My father was disconsolate; he felt responsible for the loss of the thesis. To this day he suspects some sort of foul play by the postal service. Just the other day he related to me that when he dropped off the box at the post office and was admonished by the woman working the counter for coming in so close to closing time with a such a heavy box that she was expected to lift.

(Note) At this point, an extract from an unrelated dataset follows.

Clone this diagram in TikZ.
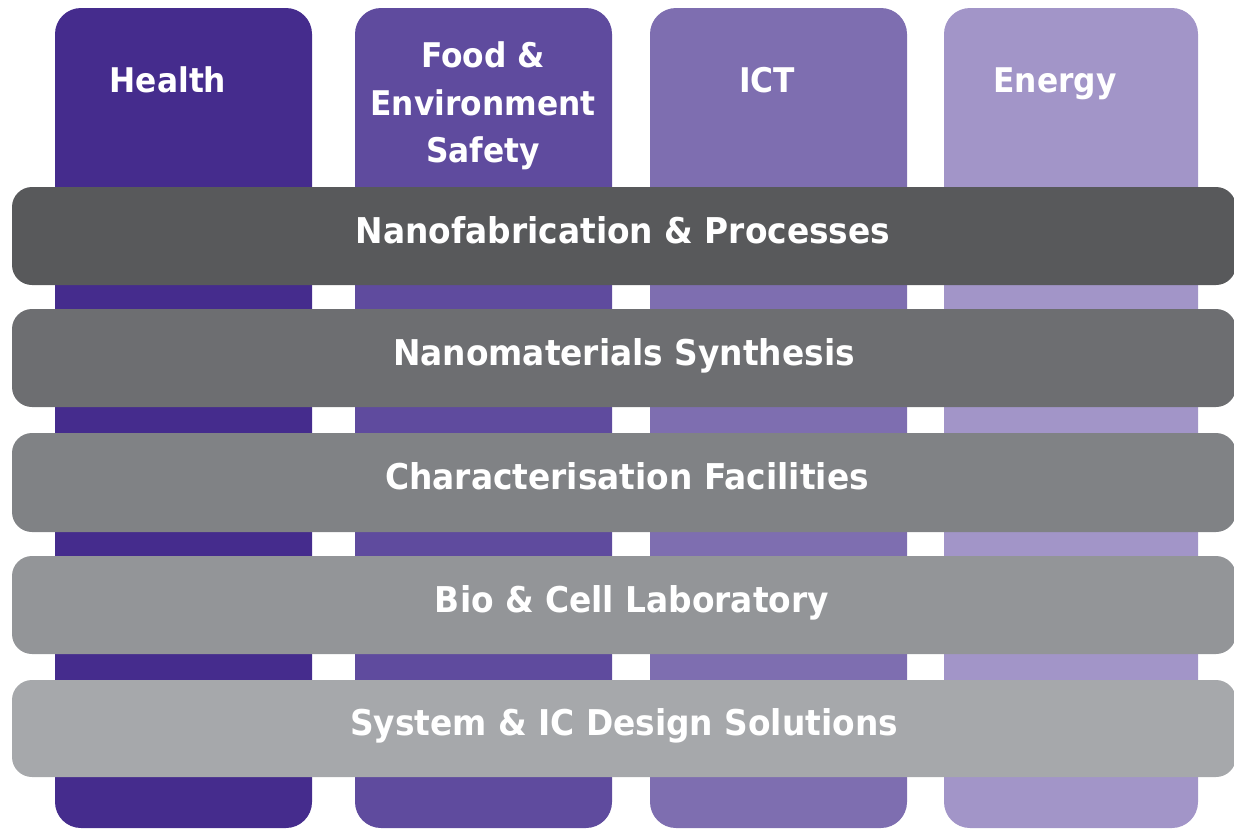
\documentclass[tikz,border=0pt]{standalone}
\usepackage{fontspec}
\newfontfamily\labfont{DejaVu Sans}
\definecolor{cHealth}{HTML}{452C8D}
\definecolor{cFood}{HTML}{5F4B9E}
\definecolor{cICT}{HTML}{7E6EB0}
\definecolor{cEnergy}{HTML}{A295C8}
\definecolor{bA}{HTML}{58595B}
\definecolor{bB}{HTML}{6D6E71}
\definecolor{bC}{HTML}{808285}
\definecolor{bD}{HTML}{939598}
\definecolor{bE}{HTML}{A6A8AB}
\newcommand{\lbl}[1]{\scalebox{0.92}[1]{#1}}
\newcommand{\blbl}[1]{\scalebox{0.925}[1]{#1}}
\tikzset{
  colbox/.style={rounded corners=26pt},
  barbox/.style={rounded corners=20pt},
  txt/.style={text=white, font=\labfont\bfseries\fontsize{34}{47}\selectfont, inner sep=0pt, anchor=base},
  bartxt/.style={txt, font=\labfont\bfseries\fontsize{35.5}{47}\selectfont},
}
\begin{document}
\begin{tikzpicture}[x=1pt,y=-1pt]
\useasboundingbox (0,0) rectangle (1234,830);
\begin{scope}
\clip (0,0) rectangle (1234,830);
% columns
\fill[cHealth, colbox] (55,8) rectangle (312,828);
\fill[cFood, colbox] (355,8) rectangle (612,828);
\fill[cICT, colbox] (650,8) rectangle (907,828);
\fill[cEnergy, colbox] (944,8) rectangle (1198,828);
% bars
\fill[bA, barbox] (12,187) rectangle (1236,285);
\fill[bB, barbox] (12,309) rectangle (1236,407);
\fill[bC, barbox] (12,433) rectangle (1236,532);
\fill[bD, barbox] (12,556) rectangle (1236,654);
\fill[bE, barbox] (12,680) rectangle (1236,777);
\end{scope}
% column labels
\node[txt] (health) at (168,92) {\lbl{Health}};
\node[txt] (food1) at (483,67) {\lbl{Food \&}};
\node[txt] (food2) at (483,115) {\lbl{Environment}};
\node[txt] (food3) at (483,162) {\lbl{Safety}};
\node[txt] (ict) at (767,92) {\lbl{ICT}};
\node[txt] (energy) at (1055,92) {\lbl{Energy}};
% bar labels
\node[bartxt] (nanofab) at (623,243) {\blbl{Nanofabrication \& Processes}};
\node[bartxt] (nanomat) at (624,365) {\blbl{Nanomaterials Synthesis}};
\node[bartxt] (charac) at (627,489) {\blbl{Characterisation Facilities}};
\node[bartxt] (bio) at (632,612) {\blbl{Bio \& Cell Laboratory}};
\node[bartxt] (system) at (624,735) {\blbl{System \& IC Design Solutions}};
\end{tikzpicture}
\end{document}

Whatever it was, whether a label that had lost its adhesive or sabotage by a disgruntled clerk, my fate was sealed. I told myself I could recapitulate the pith of what was contained in all those boxed notes, and I made a half-hearted attempt evenings after work during the summer of 1989. But the jig was up. I used to be able to recite from memory the chapters of my thesis, how the argument moved from the analytic-synthetic distinction Kant makes at the beginning of the Critique of Pure Reason (1781); to Frege's logicist program in his Begriffsschrift (1879) and The Foundations of Arithmetic (1884) and the ontological implications of defining arithmetic as analytic; to Derrida's Of Grammatology (1967) and the possibilities for a new, more ethical pedagogy. Now, I can barely remember the barest of outlines. Hopefully, I still have notes somewhere from that weak summer of '89 attempt to capture what was lost in that missing tomato box.
Autumn 1988 
Gentlemen,
The parcel which I'm looking for is a box, approximately 8"x12"x10", with a lid (it's much like an IBM photocopy-paper box). It has air holes on either side (I believe it was originally a box for shipping tomatoes). It weighs about twenty-five pounds.
CONTENTS
The box contains l) books, 2) photocopies of books, and 3) loose-leaf handwritten pages (see next page for sample of hand writing). A list of the authors and titles of the books is as follows:
Saul Kripke, NAMING AND NECESSITY
Jacques Derrida, WRITING AND DIFFERENCE
Immanuel Kant, GROUNDWORK . . .
Gottlob Frege,FOUNDATIONS OF ARITHMETIC
John Sallis, SPACINGS
The package was sent from Fairfield, CA to New York City (10032). My biggest concern is not with recouping any dollar value for the missing material, but with finding it. You see, the box, which I had my dad send to me, had a year and a half's work in it. Without it I can't write this paper; and without this paper, I can't get my bachelor's degree. (A real, honest-to-goodness, tearjerker.) So I would sincerely appreciate any kind of reply, no matter how brief.